Cependant, au lieu de se développer, l’économie de la Révolution française s’est effondrée. En 1793, les révolutionnaires jacobins proposèrent (ce qui fut hautement contesté et mis en œuvre de manière fort variable) que l’État garantisse lui-même le bien-être de la population. Ceci nécessitait toutefois des impôts et une règlementation du marché, que beaucoup considérèrent comme une attaque aux droits de propriété. S’ensuivirent des luttes violentes liées aux questions de propriété, d’impôts et de redistribution, attisant la politique de la Terreur. Après cela, au XIXe siècle, radicaux comme partisans du libéralisme tournèrent le dos aux droits sociaux. Les libéraux soit s’accrochaient à leur foi dans le libre marché (saupoudrée de philanthropie), soit acceptaient que l’État apporte son aide mais seulement à sa propre discrétion, et non en réponse à un droit constitutionnel. 

Le retour des droits sociaux au tournant du XXe siècle doit aux libéraux d’avoir finalement admis que l’État devait garantir le bien-être des individus en en faisant un droit, et aux socialistes ainsi qu’aux syndicats d’avoir finalement fait confiance à l’État pour le faire. Un tel consensus émergea au niveau des droits sociaux que même les régimes totalitaires, tels que l’URSS, se sont sentis obligés de les reconnaître. 

Pourtant, alors même que se formait ce consensus, d’anciens points de vue persistèrent, le mettant directement à mal. Certains continuèrent de répéter que les marchés étaient plus efficaces que les États pour garantir le bien-être des individus. D’autres pensaient que démocratiser le pouvoir économique irait plus loin que ne le ferait l’État social dans l’effacement des inégalités produites par le capitalisme.  

Or, si effacer les inégalités socio-économiques était une chose, éradiquer les hiérarchies liées aux différences sociales en était une autre. Cette nouvelle étude, publiée en janvier 2022, montre que les droits sociaux ont eu un rapport ambivalent aux différences sociales définies par le genre, l’ethnicité et la religion. Dans certains cas, l’exigence des droits sociaux a été motivée par le désir de corriger des injustices historiques. Les différences sociales ont donc servi de justification pour réclamer des droits sociaux. 

Dans d’autres cas, les droits sociaux ont renforcé les différences sociales, comme dans la France ou le Japon du milieu du XXe siècle, où les maris et les pères ont reçu des indemnités qu’on refusait aux femmes, puisqu’on attendait d’elles qu’elles restent à la maison.  On peut soutenir les droits sociaux tout en reconnaissant néanmoins qu’ils peuvent potentiellement maintenir, voire exacerber, des relations de pouvoir inégales. Bref, la manière dont on met en œuvre les droits sociaux est cruciale. 
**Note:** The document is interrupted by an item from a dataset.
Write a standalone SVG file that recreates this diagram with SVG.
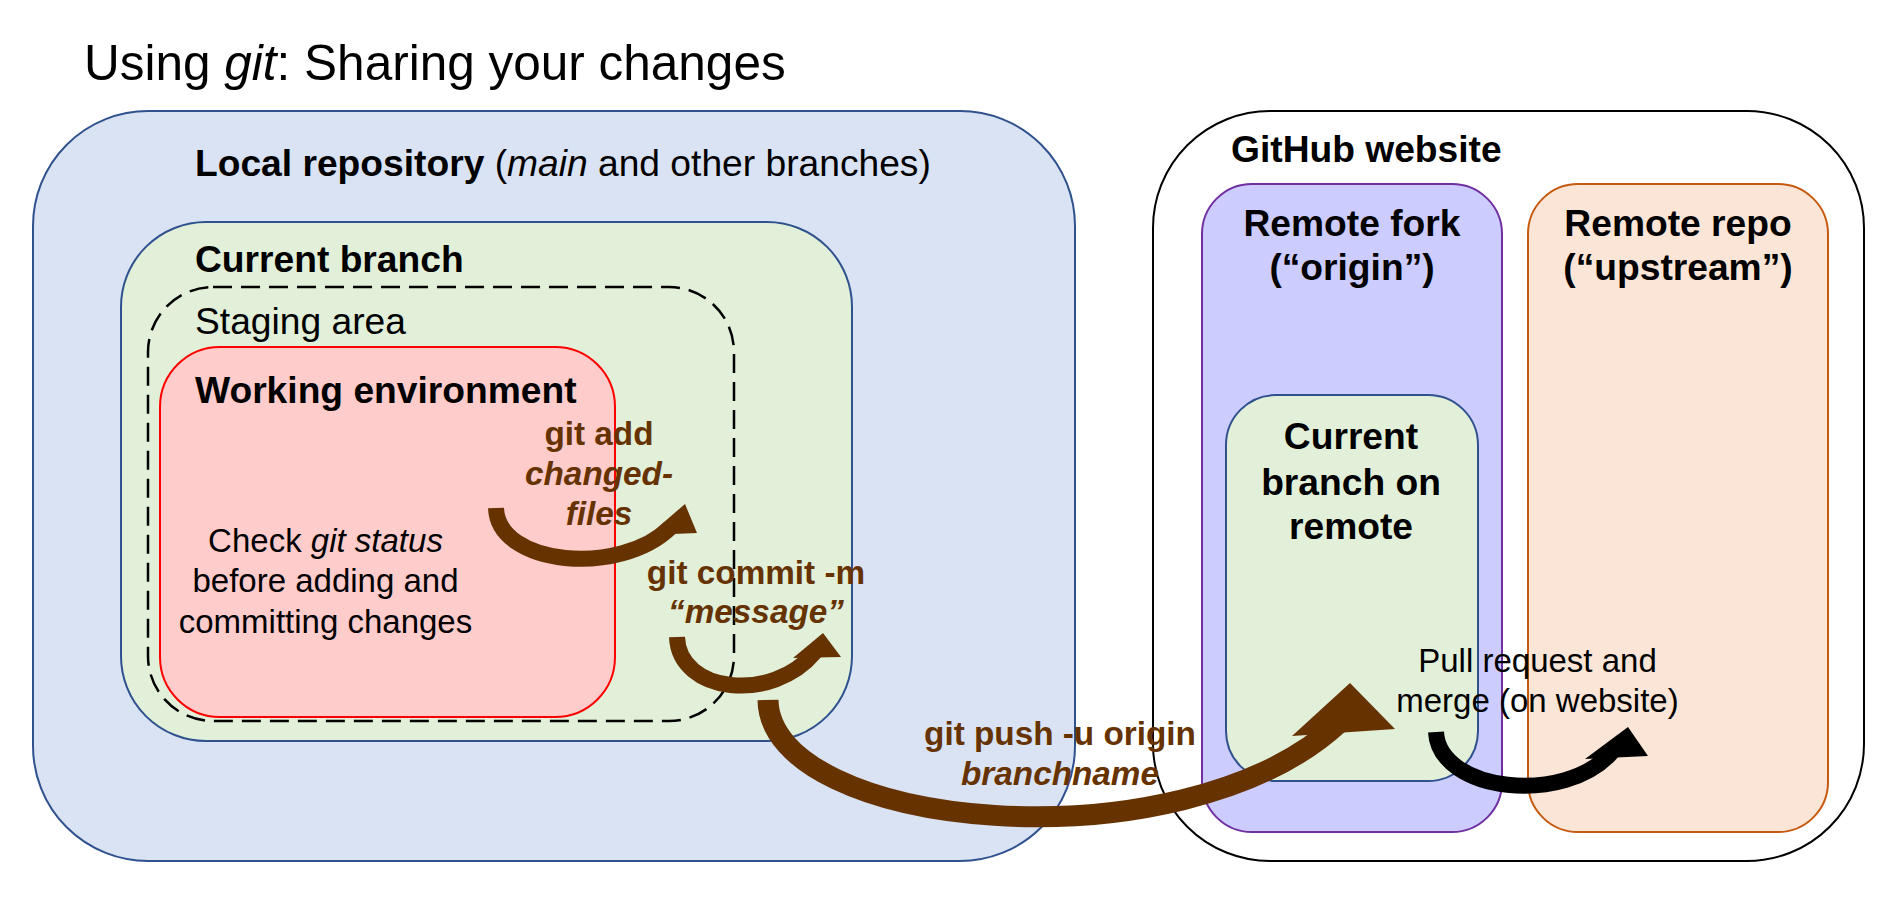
<svg xmlns="http://www.w3.org/2000/svg" width="1904" height="906" viewBox="0 0 1904 906">
<style>
text{font-family:"Liberation Sans",Arial,sans-serif;fill:#000}
.title{font-size:49.5px}
.h{font-size:37.2px;font-weight:bold}
.hr{font-size:37.2px}
.body{font-size:33px}
.br{font-size:33.3px;font-weight:bold;fill:#663300}
.it{font-style:italic}
.nb{font-weight:normal}
.box{stroke-width:2}
.band{fill:none;stroke:#663300;stroke-linecap:butt}
.head{fill:#663300}
</style>
<rect width="1904" height="906" fill="#fff"/>
<text class="title" x="84" y="80">Using <tspan class="it">git</tspan>: Sharing your changes</text>

<g id="local-repo">
<rect class="box" x="33" y="111" width="1042" height="750" rx="115" fill="#DAE3F3" stroke="#2F528F"/>
<text class="h" x="195" y="176">Local repository <tspan class="nb">(</tspan><tspan class="nb it">main</tspan><tspan class="nb"> and other branches)</tspan></text>
</g>
<g id="current-branch">
<rect class="box" x="121" y="222" width="731" height="519" rx="85" fill="#E2F0D9" stroke="#2F528F"/>
<text class="h" x="195" y="272">Current branch</text>
</g>
<g id="staging-area">
<rect x="148" y="287" width="586" height="434" rx="65" fill="none" stroke="#000" stroke-width="2.5" stroke-dasharray="19 9"/>
<text class="hr" x="195" y="334">Staging area</text>
</g>
<g id="working-env">
<rect class="box" x="160" y="347" width="455" height="370" rx="60" fill="#FFCCCC" stroke="#FF0000"/>
<text class="h" x="195" y="403">Working environment</text>
<text class="body" text-anchor="middle"><tspan x="325.5" y="552">Check <tspan class="it">git status</tspan></tspan><tspan x="325.5" y="592">before adding and</tspan><tspan x="325.5" y="633">committing changes</tspan></text>
</g>

<g id="github">
<rect class="box" x="1153" y="111" width="711" height="750" rx="117" fill="#FFFFFF" stroke="#000"/>
<text class="h" x="1231" y="162">GitHub website</text>
</g>
<g id="remote-fork">
<rect class="box" x="1202" y="184" width="300" height="648" rx="50" fill="#CCCCFF" stroke="#7030A0"/>
<text class="h" text-anchor="middle"><tspan x="1352" y="236">Remote fork</tspan><tspan x="1352" y="280">(“origin”)</tspan></text>
</g>
<g id="remote-branch">
<rect class="box" x="1226" y="395" width="252" height="386" rx="50" fill="#E2F0D9" stroke="#2F528F"/>
<text class="h" text-anchor="middle"><tspan x="1351" y="449">Current</tspan><tspan x="1351" y="495">branch on</tspan><tspan x="1351" y="539">remote</tspan></text>
</g>
<g id="remote-repo">
<rect class="box" x="1528" y="184" width="300" height="648" rx="50" fill="#FBE5D6" stroke="#C55A11"/>
<text class="h" text-anchor="middle"><tspan x="1678" y="236">Remote repo</tspan><tspan x="1678" y="280">(“upstream”)</tspan></text>
</g>

<g id="connectors">
<g id="edge-add">
<text class="br" text-anchor="middle"><tspan x="599" y="445">git add</tspan><tspan class="it" x="599" y="485">changed-</tspan><tspan class="it" x="599" y="525">files</tspan></text>
<path class="band" stroke-width="16" d="M496,508 C498,566 620,577 671,527"/>
<polygon class="head" points="649,535 685,504 697,533"/>
</g>
<g id="edge-commit">
<text class="br" text-anchor="middle"><tspan x="756" y="584">git commit -m</tspan><tspan class="it" x="756" y="623">“message”</tspan></text>
<path class="band" stroke-width="16" d="M677,637 C679,693 772,704 815,652"/>
<polygon class="head" points="793,658 823,633 841,657"/>
</g>
<g id="edge-push">
<text class="br" text-anchor="middle"><tspan x="1060" y="745">git push -u origin</tspan><tspan class="it" x="1060" y="785">branchname</tspan></text>
<path class="band" stroke-width="21" d="M768,700 C770,830 1180,870 1339,723"/>
<polygon class="head" points="1292,736 1350,683 1395,729"/>
</g>
<g id="edge-pr">
<text class="body" text-anchor="middle"><tspan x="1537.5" y="672">Pull request and</tspan><tspan x="1537.5" y="712">merge (on website)</tspan></text>
<path fill="none" stroke="#000" stroke-width="16" d="M1436,732 C1439,792 1565,806 1612,752"/>
<polygon fill="#000" points="1585,759 1628,727 1648,756"/>
</g>
</g>
</svg>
Les droits sociaux ont fait partie intégrante de l’internationalisation du projet des droits humains après la Seconde Guerre mondiale. Leur définition a fait l’objet de désaccords mais la Déclaration universelle de 1948 y a apporté une certaine clarification, en les liant plus étroitement au principe de non-discrimination. Dans ce contexte, les droits sociaux ont contribué au travail concernant les droits civiques et politiques et ont de manière incontestable soutenu l’évolution d’un cadre international des droits humains.
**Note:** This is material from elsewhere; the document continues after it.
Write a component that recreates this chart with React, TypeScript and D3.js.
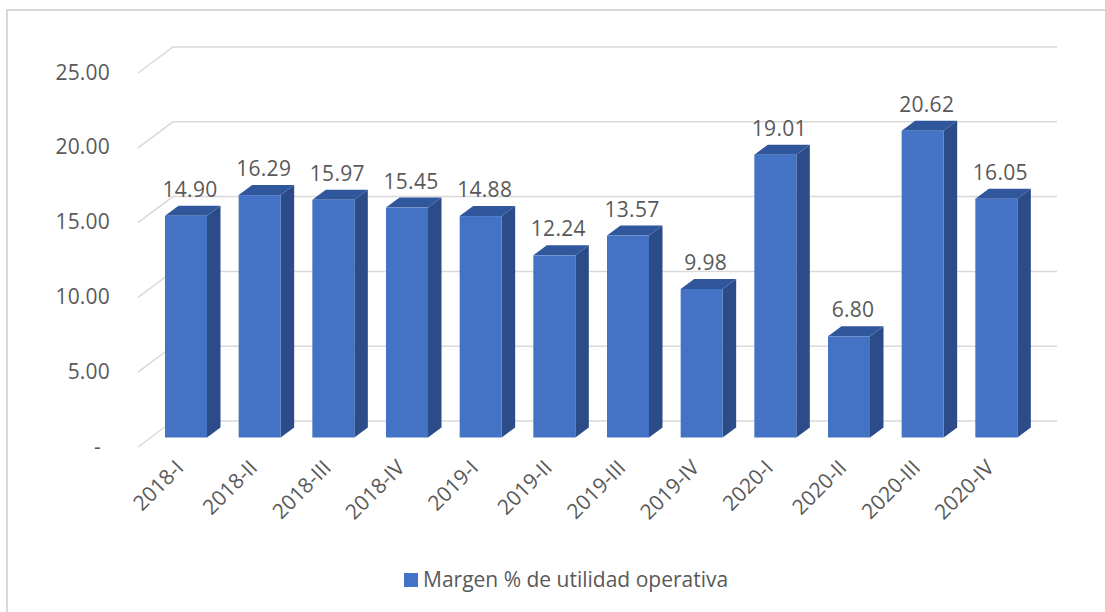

Notre ouvrage étudie les divergences idéologiques en matière de droits sociaux au niveau mondial dans la période de l’après-guerre. Il se penche également sur la manière dont la politique de l’obligation a commencé à être interprétée au niveau international. On peut citer par exemple le cas des habitants africains des territoires sous tutelle des Nations unies qui, dans les années 1950, demandèrent au Conseil de tutelle de l’ONU de protéger leurs territoires et leurs moyens de subsistance des dangers des puissances coloniales, illustrant là l’extension de la lutte pour les droits sociaux au niveau international, et la nature des obligations des États dans un contexte de fin de l’ère coloniale. 

Et effectivement, l’histoire des droits sociaux après 1945 s’articule de manière particulièrement forte à la question de la décolonisation et de ses conséquences. Avec la décolonisation, les anciennes puissances coloniales pouvaient se laver les mains des inégalités extrêmes qu’elles avaient créées dans leurs précédentes colonies, et passer cette responsabilité non-assumée concernant les droits humains aux nouvelles nations indépendantes.    

Or, les dirigeants de ces nouvelles nations ont usé de leur souveraineté pour appuyer leur programme d’État développementaliste, et éviter qu’on surveille les multiples formes de violation des droits humains. À cet égard, la décolonisation a créé le terreau idéal pour refuser les droits sociaux. C’est dans ce triste contexte que les droits humains entrèrent dans la décennie 1970.   

Une histoire plus approfondie des droits sociaux peut nous aider à identifier les facteurs qui ont entravé le projet des droits humains. Elle nous sensibilise à l’importance de l’obligation d’ordre sociale. Comprendre les politiques dans lesquelles s’inscrit l’obligation au cours de l’histoire nous permet de mieux articuler notre discours sur les droits humains à l’heure du changement climatique, des pandémies et des inégalités mondiales grandissantes.  

En définitive, Social Rights and the Politics of Obligation in History prouve que les droits sociaux ont toujours joué un rôle important dans l’histoire des droits humains, et montre pourquoi des projets plus larges mêlant recherche et pratique doivent être menés. Surtout, cette étude nous invite à remettre les droits sociaux au centre de l’imaginaire des droits humains au niveau mondial.